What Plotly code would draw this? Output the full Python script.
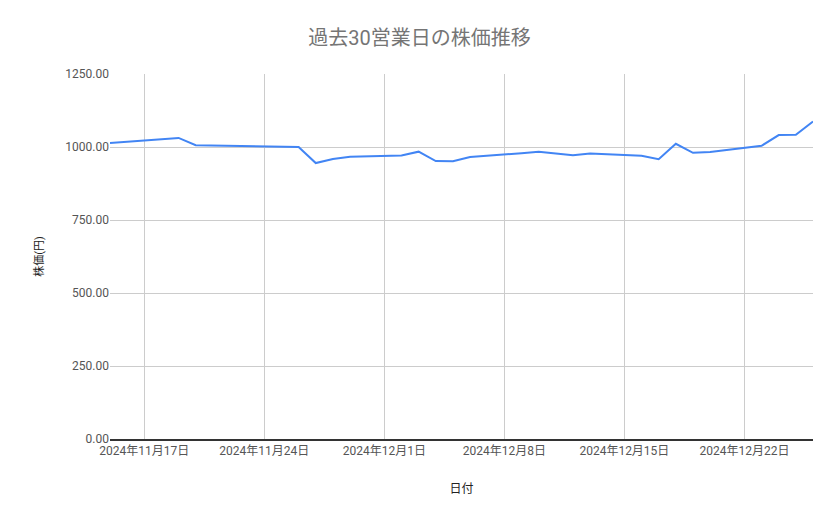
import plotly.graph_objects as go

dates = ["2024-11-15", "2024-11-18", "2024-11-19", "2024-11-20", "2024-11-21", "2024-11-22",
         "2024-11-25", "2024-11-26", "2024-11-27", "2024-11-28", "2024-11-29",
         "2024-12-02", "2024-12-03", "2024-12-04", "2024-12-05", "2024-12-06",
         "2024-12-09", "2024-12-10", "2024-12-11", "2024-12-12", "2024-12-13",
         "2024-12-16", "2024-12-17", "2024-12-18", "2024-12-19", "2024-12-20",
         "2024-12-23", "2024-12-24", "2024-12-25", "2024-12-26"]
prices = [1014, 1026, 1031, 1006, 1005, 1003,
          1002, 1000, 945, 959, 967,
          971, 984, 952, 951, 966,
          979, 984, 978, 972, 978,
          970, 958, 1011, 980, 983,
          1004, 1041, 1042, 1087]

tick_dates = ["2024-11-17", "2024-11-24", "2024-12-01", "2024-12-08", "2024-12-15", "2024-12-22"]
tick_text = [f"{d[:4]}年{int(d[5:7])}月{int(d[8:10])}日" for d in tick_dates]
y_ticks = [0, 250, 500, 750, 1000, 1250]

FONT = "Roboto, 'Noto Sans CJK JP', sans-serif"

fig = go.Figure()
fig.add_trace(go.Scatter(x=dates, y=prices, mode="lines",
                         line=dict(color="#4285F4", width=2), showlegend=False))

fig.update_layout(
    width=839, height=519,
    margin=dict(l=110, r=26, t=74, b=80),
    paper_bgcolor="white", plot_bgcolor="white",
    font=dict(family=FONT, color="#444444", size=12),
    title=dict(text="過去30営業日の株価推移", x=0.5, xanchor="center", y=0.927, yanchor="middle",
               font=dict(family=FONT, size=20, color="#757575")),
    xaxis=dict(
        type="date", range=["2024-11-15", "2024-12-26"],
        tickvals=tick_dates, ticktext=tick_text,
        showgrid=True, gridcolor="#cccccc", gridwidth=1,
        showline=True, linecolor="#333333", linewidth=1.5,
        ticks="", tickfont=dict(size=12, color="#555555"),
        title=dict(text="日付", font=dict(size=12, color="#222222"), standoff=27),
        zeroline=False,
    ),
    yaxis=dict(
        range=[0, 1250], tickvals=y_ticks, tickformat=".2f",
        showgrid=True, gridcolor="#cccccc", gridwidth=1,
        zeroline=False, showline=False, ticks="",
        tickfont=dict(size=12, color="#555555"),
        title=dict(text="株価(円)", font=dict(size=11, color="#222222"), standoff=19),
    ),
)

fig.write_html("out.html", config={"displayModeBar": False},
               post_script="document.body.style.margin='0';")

·····

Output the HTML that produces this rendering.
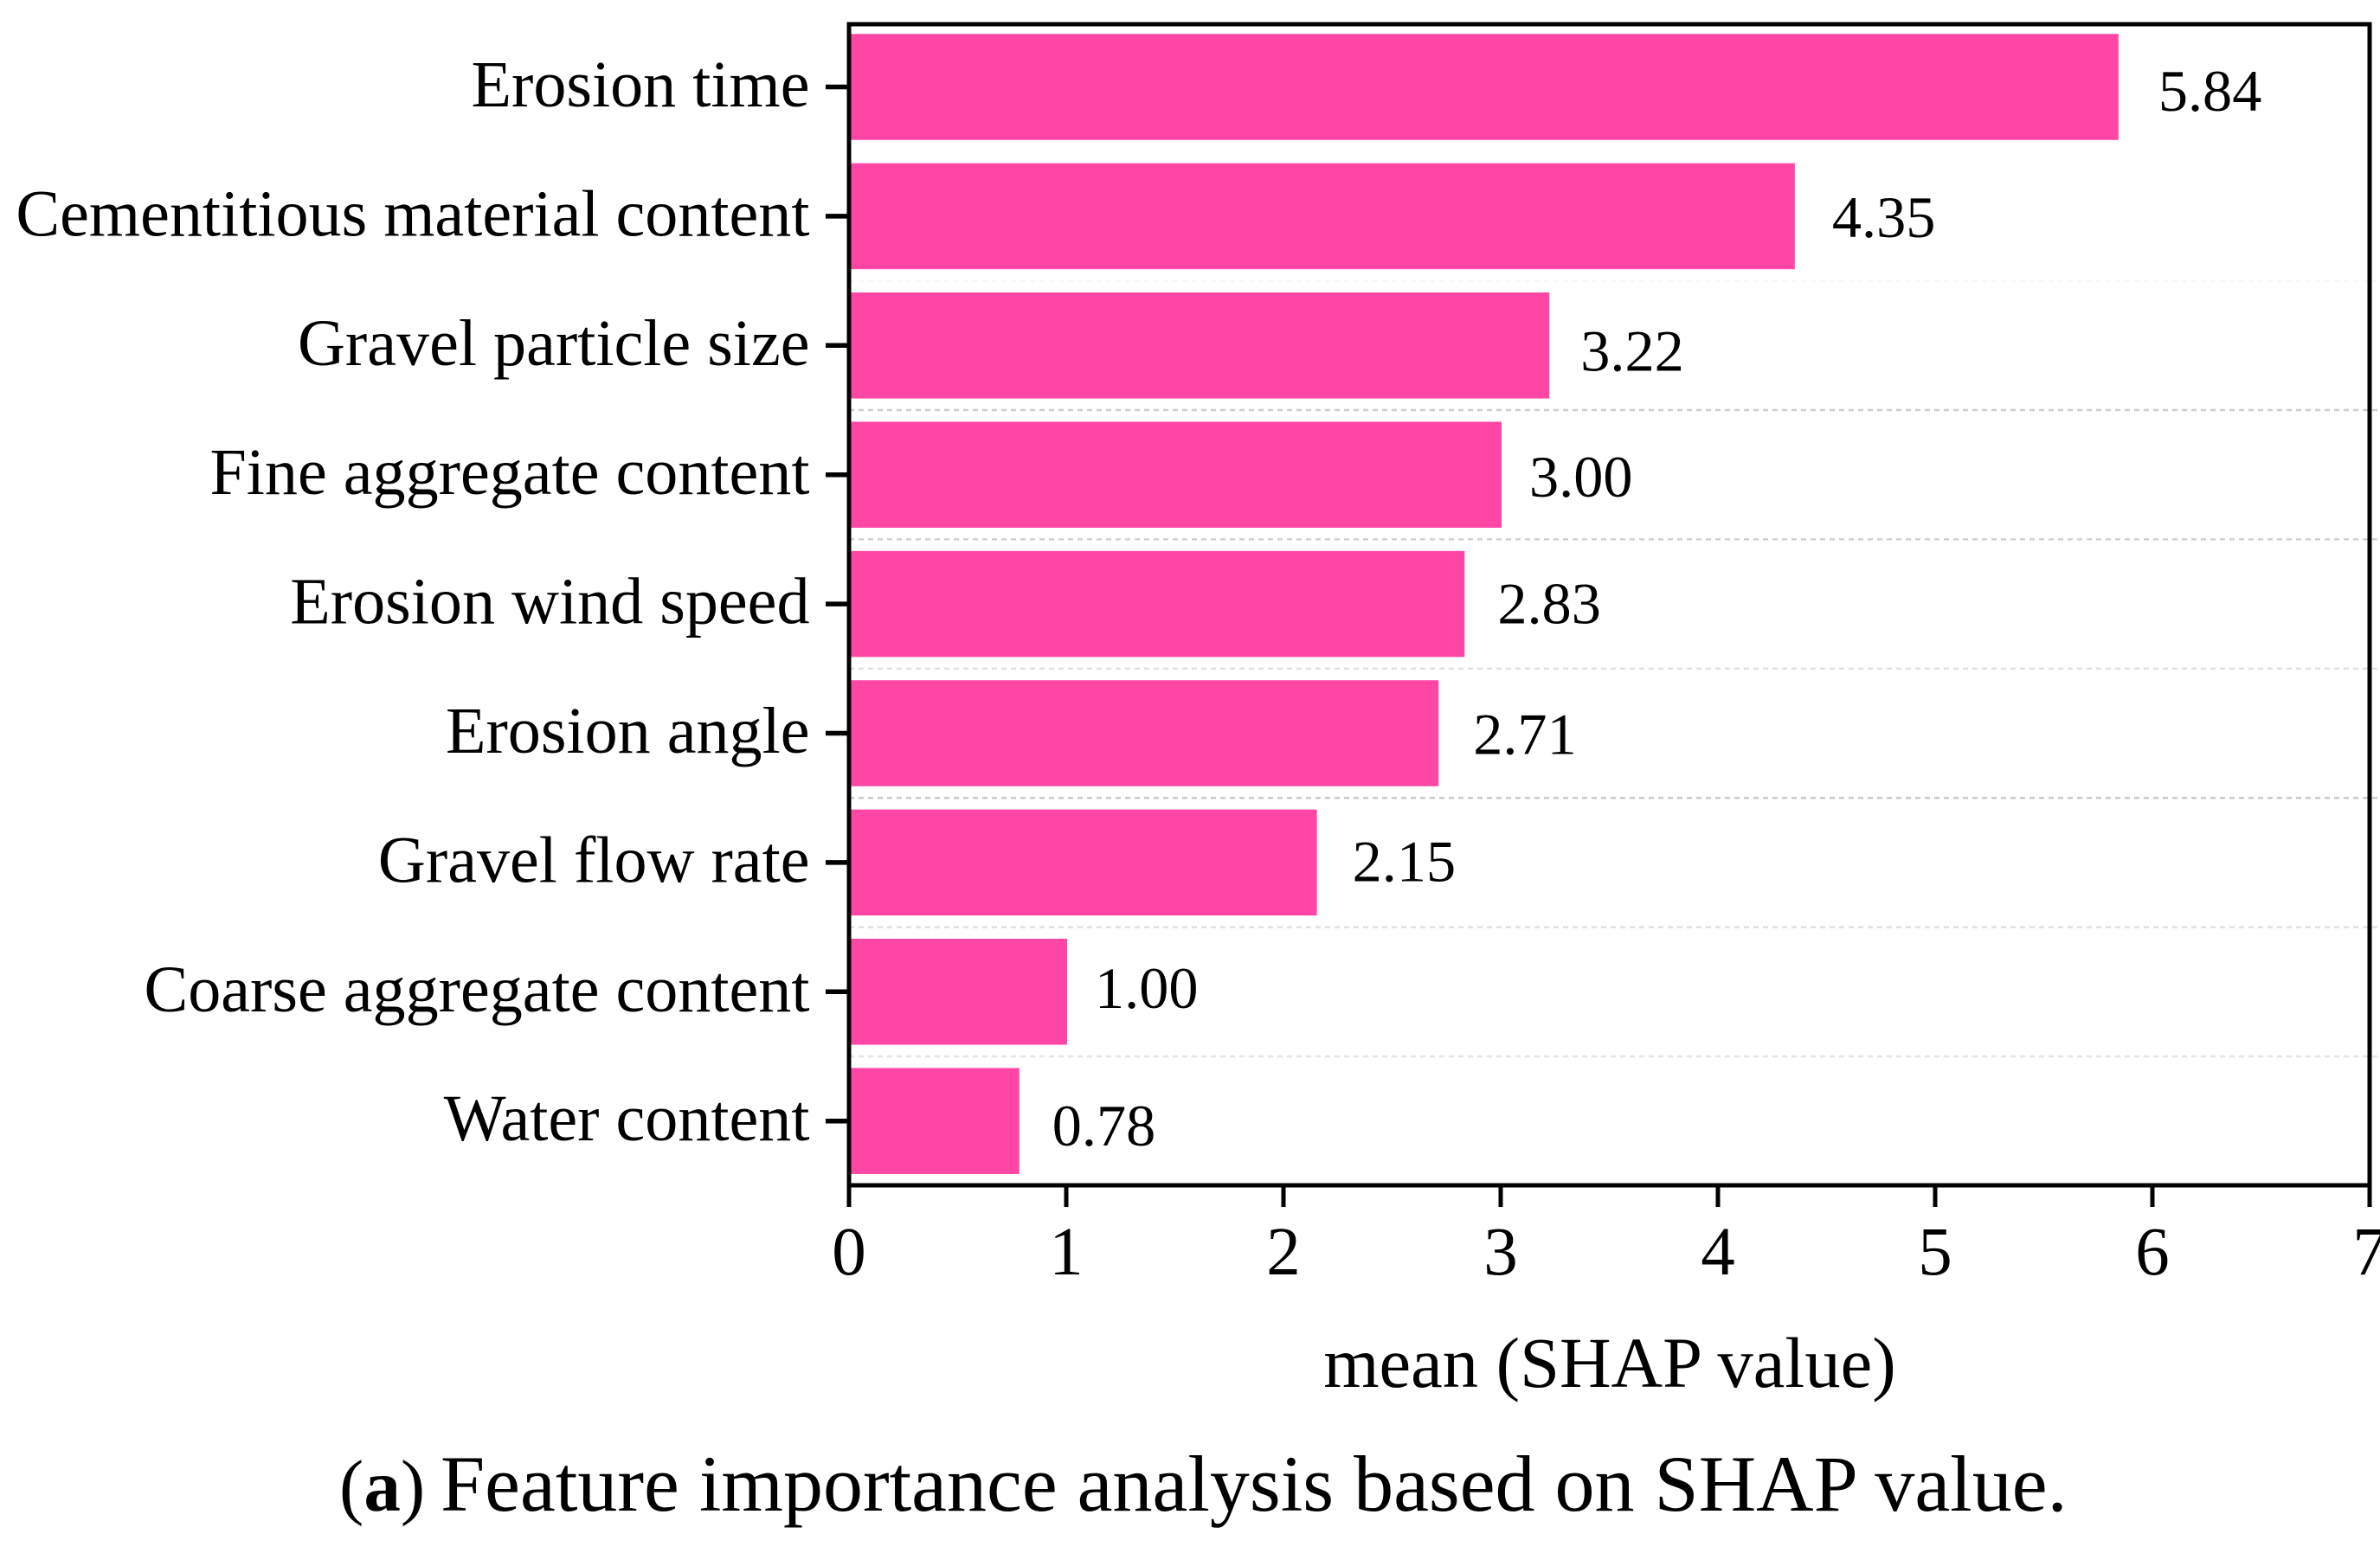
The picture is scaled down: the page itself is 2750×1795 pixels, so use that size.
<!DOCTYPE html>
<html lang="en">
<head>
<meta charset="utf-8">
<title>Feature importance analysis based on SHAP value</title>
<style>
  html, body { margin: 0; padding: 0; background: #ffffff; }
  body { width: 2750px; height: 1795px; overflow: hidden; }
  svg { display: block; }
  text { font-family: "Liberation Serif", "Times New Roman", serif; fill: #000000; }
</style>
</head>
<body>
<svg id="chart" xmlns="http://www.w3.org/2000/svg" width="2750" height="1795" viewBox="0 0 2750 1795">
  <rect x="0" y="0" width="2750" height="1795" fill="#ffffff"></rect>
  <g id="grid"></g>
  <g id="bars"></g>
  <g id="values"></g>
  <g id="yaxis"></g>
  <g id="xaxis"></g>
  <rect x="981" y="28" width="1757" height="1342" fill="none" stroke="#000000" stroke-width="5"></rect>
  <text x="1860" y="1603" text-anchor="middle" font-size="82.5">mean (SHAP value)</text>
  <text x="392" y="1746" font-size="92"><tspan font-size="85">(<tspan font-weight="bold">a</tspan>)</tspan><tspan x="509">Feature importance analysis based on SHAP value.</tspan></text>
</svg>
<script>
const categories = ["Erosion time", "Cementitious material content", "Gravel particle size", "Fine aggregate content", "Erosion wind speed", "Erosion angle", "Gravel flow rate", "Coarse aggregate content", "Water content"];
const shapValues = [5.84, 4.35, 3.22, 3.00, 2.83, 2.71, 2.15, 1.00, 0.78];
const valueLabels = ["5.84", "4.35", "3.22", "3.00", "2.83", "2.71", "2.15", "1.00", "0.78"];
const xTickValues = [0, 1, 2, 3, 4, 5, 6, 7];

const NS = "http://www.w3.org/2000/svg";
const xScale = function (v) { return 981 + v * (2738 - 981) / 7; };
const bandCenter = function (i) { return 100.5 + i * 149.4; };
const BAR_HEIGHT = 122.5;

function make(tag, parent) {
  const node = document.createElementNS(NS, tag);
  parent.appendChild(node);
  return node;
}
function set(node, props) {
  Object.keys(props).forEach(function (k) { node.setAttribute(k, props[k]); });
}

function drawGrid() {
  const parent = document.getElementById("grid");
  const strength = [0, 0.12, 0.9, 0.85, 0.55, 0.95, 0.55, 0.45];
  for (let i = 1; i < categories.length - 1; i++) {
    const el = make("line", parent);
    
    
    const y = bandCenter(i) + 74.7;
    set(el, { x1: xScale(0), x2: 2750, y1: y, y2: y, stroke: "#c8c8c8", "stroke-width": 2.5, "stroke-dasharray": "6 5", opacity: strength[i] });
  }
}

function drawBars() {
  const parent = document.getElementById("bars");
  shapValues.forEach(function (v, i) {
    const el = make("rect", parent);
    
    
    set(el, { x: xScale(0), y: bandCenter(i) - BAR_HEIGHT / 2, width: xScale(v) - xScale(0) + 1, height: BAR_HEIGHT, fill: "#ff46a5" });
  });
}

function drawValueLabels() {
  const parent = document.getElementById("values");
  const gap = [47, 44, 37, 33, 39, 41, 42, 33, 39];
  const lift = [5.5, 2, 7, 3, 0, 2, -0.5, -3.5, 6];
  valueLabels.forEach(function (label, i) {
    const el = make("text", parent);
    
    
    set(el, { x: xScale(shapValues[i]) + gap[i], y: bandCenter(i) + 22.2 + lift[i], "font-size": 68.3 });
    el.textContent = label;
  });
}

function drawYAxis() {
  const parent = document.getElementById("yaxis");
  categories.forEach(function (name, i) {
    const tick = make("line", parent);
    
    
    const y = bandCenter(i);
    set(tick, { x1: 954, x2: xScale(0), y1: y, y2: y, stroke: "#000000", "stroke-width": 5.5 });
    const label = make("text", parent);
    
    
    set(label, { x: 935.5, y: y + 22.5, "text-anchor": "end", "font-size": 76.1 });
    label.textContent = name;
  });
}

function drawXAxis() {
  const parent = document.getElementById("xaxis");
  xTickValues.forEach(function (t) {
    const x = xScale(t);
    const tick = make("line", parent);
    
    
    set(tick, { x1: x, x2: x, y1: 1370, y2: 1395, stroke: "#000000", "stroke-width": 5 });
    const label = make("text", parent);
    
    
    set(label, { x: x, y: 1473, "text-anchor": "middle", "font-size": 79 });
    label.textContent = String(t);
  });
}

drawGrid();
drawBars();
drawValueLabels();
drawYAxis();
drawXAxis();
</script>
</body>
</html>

·····

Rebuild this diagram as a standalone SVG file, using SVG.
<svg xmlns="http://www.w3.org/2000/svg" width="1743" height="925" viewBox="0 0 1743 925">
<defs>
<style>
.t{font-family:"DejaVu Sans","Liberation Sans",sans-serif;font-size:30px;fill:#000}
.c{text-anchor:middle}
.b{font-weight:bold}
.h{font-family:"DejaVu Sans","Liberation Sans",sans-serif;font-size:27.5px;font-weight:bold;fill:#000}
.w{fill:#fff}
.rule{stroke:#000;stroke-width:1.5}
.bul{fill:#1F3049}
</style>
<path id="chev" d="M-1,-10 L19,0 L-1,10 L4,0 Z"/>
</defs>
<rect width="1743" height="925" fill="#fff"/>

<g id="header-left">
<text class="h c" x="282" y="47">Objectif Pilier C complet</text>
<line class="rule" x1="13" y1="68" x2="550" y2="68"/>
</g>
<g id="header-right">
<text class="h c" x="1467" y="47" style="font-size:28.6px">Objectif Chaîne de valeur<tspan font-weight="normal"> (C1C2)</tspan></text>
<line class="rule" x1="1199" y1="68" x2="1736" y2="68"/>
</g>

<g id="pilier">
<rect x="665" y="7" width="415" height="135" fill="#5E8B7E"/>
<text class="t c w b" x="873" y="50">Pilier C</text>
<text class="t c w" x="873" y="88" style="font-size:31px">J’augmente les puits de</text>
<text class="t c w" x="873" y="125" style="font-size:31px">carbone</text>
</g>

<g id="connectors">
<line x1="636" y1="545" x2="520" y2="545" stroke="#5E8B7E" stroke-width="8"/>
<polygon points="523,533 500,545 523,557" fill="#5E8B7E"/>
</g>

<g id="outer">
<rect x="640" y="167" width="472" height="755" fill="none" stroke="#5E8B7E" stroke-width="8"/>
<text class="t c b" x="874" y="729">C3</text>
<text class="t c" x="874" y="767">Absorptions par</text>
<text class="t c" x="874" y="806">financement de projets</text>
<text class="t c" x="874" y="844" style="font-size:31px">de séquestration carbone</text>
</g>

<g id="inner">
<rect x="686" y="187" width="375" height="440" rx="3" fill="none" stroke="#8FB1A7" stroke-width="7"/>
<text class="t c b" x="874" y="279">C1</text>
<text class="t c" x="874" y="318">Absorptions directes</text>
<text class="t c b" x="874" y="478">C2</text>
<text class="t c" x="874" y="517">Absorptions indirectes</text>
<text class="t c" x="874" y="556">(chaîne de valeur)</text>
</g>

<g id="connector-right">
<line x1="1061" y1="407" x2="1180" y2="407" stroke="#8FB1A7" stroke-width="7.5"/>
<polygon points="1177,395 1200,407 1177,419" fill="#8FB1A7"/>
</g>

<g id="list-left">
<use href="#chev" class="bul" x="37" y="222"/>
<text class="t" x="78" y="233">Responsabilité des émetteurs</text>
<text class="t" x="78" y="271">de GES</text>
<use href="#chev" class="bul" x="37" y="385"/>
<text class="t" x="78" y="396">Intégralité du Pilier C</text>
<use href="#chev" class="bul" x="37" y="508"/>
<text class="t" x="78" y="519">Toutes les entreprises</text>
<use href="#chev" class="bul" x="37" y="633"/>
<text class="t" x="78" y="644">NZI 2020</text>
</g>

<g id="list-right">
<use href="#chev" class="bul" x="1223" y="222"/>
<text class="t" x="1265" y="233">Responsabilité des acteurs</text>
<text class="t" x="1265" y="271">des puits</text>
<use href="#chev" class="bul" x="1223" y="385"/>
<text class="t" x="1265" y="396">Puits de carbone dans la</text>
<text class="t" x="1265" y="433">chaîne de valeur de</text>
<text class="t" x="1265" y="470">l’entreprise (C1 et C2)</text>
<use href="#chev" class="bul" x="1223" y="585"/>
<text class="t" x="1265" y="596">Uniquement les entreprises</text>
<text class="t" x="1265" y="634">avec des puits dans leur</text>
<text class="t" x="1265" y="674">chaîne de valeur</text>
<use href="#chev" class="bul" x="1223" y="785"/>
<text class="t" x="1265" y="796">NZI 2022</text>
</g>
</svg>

·····

- WORK TO BE COMPLETED -
From the entries above, extract every line where the word "that" appears.

- EXERCISE RESULT -
Output the HTML that produces this rendering.
The picture is scaled down: the page itself is 2750×1795 pixels, so use that size.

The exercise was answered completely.